* _Short task_: Repeat the lines of the data that follow, please, starting at the first and stopping after the one with "20000, 25000, 31500];".

* _Information supplied_:
'''
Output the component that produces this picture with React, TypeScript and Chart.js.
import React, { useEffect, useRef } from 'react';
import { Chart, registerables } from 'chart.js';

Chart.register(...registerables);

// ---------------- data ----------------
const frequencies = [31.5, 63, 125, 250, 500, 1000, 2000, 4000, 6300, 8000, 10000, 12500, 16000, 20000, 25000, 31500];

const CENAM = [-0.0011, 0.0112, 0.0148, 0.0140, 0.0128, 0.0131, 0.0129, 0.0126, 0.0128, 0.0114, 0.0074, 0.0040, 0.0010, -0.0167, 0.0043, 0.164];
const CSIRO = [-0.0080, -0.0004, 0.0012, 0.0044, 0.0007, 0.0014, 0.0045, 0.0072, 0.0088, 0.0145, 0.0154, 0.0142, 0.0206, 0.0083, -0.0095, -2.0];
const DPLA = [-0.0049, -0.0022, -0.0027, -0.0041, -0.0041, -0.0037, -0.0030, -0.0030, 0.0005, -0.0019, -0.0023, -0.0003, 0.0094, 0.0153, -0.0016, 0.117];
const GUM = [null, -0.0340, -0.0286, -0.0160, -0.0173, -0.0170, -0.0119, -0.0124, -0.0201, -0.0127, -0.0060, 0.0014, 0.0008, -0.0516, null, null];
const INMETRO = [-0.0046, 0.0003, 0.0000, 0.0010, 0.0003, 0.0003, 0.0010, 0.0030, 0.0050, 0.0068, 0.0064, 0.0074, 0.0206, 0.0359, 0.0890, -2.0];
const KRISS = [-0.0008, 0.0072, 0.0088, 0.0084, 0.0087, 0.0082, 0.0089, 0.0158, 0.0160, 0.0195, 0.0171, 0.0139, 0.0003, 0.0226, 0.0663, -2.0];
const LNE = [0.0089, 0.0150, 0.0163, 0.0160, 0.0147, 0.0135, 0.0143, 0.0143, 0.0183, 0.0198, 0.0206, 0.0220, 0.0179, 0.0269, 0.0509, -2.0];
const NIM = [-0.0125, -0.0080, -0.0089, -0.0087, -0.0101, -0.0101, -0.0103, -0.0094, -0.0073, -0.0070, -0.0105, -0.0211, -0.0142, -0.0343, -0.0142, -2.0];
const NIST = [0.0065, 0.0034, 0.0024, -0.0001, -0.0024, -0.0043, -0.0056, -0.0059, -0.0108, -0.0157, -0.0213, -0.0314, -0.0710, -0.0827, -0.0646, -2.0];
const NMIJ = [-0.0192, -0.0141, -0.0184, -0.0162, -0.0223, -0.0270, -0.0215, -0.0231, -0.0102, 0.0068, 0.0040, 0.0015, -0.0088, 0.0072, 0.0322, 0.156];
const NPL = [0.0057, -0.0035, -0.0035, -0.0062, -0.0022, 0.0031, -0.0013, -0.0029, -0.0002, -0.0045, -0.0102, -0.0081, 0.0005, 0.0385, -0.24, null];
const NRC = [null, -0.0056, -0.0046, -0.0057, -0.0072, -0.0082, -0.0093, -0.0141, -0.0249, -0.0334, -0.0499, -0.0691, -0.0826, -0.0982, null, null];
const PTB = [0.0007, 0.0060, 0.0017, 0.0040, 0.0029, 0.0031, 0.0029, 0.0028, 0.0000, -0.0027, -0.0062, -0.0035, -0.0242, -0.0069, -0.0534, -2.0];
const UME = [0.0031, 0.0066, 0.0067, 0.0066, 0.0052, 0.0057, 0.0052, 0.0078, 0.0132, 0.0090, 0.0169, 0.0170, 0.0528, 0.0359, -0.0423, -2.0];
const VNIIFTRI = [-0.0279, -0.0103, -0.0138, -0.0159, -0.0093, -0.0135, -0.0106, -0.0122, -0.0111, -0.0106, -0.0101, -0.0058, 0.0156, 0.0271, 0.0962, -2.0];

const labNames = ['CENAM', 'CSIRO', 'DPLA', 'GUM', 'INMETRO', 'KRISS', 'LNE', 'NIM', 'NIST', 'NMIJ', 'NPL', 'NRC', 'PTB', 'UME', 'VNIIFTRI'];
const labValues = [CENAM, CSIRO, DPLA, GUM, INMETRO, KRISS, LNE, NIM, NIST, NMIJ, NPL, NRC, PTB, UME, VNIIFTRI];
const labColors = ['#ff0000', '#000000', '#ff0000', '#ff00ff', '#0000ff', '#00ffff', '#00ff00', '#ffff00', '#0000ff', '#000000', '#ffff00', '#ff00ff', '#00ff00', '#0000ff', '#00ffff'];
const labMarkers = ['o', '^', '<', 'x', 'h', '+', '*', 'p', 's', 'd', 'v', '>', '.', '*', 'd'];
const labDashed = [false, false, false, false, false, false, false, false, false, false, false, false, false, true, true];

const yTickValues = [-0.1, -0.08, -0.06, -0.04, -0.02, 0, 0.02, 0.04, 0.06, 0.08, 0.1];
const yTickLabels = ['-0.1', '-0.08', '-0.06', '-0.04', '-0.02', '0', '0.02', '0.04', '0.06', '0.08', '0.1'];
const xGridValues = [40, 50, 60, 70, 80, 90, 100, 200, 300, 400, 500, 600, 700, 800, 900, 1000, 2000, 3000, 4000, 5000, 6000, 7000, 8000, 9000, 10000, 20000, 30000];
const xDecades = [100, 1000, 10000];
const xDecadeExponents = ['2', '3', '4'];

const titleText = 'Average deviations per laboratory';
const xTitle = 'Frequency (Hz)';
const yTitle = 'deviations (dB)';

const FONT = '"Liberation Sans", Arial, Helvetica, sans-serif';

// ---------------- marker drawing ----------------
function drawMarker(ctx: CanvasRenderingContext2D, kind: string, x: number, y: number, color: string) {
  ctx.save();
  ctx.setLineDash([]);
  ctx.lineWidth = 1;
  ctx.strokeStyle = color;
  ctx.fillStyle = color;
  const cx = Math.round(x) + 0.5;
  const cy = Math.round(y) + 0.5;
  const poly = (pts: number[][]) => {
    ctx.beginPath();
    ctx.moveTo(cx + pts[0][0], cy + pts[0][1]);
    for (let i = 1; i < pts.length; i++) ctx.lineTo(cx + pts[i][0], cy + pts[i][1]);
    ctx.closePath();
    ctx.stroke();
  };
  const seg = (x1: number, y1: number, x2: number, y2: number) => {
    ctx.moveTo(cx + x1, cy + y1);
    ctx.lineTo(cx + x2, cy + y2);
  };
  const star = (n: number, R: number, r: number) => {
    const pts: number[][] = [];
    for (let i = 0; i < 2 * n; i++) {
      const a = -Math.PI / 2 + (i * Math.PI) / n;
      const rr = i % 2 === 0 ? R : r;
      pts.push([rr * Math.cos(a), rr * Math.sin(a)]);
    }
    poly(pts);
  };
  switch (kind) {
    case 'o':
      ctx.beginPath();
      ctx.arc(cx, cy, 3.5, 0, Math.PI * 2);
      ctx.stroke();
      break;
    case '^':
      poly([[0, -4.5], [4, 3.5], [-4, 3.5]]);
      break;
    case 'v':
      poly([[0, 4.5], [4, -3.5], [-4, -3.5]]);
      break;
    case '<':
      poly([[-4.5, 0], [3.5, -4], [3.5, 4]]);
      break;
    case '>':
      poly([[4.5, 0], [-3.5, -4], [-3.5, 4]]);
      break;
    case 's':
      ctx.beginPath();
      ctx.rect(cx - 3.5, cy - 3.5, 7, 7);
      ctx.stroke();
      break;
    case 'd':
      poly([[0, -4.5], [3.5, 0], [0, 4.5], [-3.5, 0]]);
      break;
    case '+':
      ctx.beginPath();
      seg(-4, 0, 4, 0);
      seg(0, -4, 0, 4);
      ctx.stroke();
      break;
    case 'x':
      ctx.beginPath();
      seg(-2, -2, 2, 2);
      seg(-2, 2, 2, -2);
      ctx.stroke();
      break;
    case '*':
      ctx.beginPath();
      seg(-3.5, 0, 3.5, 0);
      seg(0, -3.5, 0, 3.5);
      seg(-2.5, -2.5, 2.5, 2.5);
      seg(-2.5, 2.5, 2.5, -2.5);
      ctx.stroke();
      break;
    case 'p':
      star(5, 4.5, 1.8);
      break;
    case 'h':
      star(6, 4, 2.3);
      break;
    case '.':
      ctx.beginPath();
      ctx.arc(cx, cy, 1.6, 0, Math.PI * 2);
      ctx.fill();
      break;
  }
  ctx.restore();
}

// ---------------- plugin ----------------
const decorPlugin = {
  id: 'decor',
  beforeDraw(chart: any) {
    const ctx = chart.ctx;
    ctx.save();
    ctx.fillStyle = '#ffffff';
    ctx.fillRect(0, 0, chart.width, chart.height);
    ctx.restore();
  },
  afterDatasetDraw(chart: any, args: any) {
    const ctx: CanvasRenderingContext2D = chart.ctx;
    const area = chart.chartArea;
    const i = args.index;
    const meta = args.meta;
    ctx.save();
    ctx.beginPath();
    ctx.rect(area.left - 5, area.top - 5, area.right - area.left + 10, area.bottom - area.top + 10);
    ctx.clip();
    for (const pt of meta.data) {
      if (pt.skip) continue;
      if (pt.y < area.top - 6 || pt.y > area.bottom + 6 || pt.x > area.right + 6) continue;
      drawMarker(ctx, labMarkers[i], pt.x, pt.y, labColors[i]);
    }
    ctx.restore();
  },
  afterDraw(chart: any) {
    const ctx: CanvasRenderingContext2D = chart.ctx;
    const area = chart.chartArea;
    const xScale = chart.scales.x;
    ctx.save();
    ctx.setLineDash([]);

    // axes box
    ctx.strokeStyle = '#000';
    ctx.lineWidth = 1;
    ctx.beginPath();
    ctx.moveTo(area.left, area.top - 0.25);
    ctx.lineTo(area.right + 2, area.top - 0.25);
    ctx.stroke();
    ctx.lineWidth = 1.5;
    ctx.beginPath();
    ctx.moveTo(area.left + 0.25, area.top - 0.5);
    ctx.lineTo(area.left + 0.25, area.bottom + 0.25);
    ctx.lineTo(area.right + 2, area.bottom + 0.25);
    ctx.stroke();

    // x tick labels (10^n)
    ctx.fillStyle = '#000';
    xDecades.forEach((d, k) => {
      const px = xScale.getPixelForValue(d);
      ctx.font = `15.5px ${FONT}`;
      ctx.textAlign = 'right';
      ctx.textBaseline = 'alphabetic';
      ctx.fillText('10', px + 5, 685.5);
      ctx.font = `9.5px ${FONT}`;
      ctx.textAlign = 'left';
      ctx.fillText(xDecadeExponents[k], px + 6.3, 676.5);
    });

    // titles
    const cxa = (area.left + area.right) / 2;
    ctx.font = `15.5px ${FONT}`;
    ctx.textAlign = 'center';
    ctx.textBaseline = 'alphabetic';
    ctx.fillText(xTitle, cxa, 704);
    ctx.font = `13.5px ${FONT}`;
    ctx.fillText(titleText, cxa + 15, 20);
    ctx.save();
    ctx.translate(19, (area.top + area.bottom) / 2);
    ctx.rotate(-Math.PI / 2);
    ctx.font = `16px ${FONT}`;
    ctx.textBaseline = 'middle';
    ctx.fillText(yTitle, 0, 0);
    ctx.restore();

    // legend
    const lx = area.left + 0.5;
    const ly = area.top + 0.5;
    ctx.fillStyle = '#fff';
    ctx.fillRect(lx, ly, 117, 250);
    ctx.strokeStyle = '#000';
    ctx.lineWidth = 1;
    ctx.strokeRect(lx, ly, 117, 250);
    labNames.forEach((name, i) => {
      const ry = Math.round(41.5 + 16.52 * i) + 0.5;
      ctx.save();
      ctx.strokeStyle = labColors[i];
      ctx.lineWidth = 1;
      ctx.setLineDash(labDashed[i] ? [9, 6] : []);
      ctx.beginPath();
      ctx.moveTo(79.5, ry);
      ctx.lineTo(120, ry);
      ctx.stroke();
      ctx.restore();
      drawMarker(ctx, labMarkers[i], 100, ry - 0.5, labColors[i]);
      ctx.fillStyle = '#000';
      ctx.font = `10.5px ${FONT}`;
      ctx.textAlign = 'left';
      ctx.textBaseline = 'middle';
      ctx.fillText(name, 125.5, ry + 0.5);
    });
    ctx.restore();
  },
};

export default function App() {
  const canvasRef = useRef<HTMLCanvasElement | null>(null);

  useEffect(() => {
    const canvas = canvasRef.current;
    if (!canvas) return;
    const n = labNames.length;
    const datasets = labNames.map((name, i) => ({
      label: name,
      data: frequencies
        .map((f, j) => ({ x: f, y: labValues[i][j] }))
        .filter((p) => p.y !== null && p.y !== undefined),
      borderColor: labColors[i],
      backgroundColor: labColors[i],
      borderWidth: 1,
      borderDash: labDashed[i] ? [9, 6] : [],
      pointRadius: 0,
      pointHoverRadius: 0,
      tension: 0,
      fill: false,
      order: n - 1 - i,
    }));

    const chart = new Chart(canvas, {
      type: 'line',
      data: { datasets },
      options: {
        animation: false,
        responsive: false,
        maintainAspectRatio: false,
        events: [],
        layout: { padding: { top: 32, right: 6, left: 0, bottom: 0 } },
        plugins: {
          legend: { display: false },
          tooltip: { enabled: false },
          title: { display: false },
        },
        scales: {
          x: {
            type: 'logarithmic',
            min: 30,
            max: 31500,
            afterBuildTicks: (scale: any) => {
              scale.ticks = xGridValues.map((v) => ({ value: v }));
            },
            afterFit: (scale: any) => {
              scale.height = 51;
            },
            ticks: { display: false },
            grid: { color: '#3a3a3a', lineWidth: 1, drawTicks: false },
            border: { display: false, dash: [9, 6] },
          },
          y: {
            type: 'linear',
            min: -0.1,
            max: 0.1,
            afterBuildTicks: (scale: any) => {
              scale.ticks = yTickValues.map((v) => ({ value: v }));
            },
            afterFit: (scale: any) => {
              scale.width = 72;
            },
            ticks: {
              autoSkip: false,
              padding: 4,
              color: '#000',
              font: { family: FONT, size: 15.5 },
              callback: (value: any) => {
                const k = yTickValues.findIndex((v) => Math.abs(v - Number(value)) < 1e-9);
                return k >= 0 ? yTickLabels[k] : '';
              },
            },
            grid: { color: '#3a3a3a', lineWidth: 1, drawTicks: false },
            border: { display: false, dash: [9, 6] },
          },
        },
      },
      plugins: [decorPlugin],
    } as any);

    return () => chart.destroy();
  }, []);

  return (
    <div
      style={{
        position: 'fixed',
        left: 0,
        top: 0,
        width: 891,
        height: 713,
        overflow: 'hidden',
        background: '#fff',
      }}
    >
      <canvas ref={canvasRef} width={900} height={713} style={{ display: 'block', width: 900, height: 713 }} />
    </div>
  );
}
'''
* _Finished exercise_:
Output the component that produces this picture with React, TypeScript and Chart.js.
import React, { useEffect, useRef } from 'react';
import { Chart, registerables } from 'chart.js';

Chart.register(...registerables);

// ---------------- data ----------------
const frequencies = [31.5, 63, 125, 250, 500, 1000, 2000, 4000, 6300, 8000, 10000, 12500, 16000, 20000, 25000, 31500];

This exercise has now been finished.